In the past few years, deep learning has become a very important research field that has attracted a lot of research interests, attributing to the development of the computational hardware like high performance GPUs, training deep models, such as fully-connected deep neural networks (DNNs) and convolutional neural networks (CNNs), from scratch becomes practical, and using well-trained deep models to deal with real-world large scale problems also becomes possible. This dissertation mainly focuses on three important problems in deep learning, i.e., training algorithm, computational models and applications, and provides several methods to improve the performances of different deep learning methods.

The first method is a DNN training algorithm called Annealed Gradient Descent (AGD). This dissertation presents a theoretical analysis on the convergence properties and learning speed of AGD to show its benefits. Experimental results have shown that AGD yields comparable performance as SGD but it can significantly expedite training of DNNs in big data sets.

Secondly, this dissertation proposes to apply a novel model, namely Hybrid Orthogonal Projection and Estimation (HOPE), to CNNs. HOPE can be viewed as a hybrid model to combine feature extraction with mixture models. The experimental results have shown that HOPE layers can significantly improve the performance of CNNs in the image classification tasks.

The third proposed method is to apply CNNs to image saliency detection. In this approach, a gradient descent method is used to iteratively modify the input images based on pixel-wise gradients to reduce a pre-defined cost function. Moreover, SLIC superpixels and low level saliency features are applied to smooth and refine the saliency maps. Experimental results have shown that the proposed methods can generate high-quality salience maps.

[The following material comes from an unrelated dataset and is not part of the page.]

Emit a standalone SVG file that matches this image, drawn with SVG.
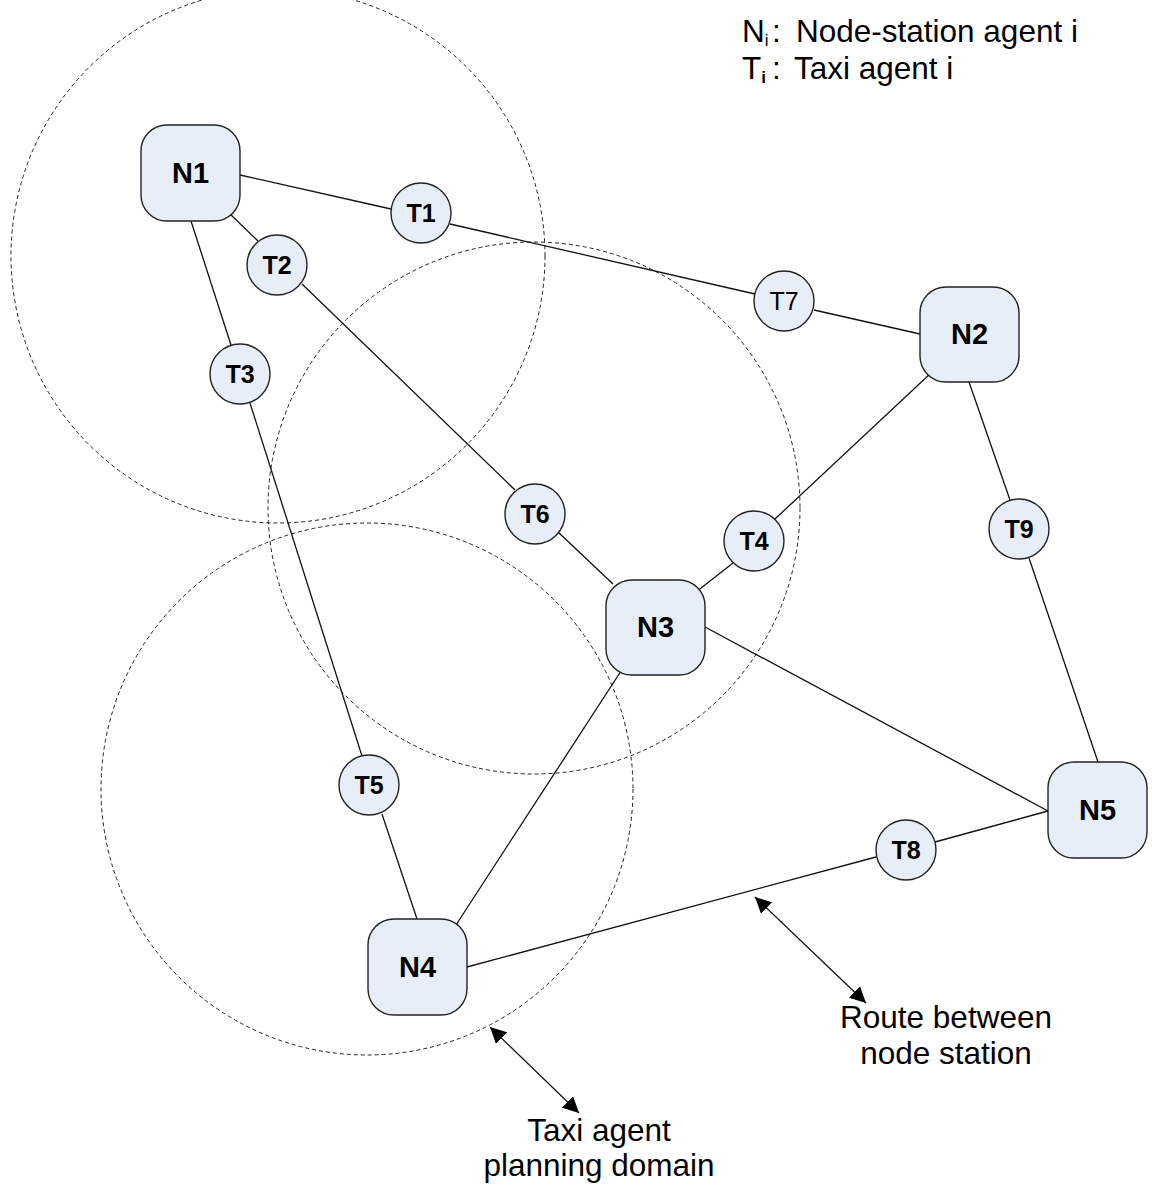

The last method is also for image saliency detection. However, this method is based on Generative Adversarial Network (GAN). Different from GAN, the proposed method uses fully supervised learning to learn G-Network and D-Network. Therefore, it is called Supervised Adversarial Network (SAN). Moreover, SAN introduces a different G-Network and conv-comparison layers to further improve the saliency performance. Experimental results show that the SAN model can also generate state-of-the-art saliency maps for complicate images.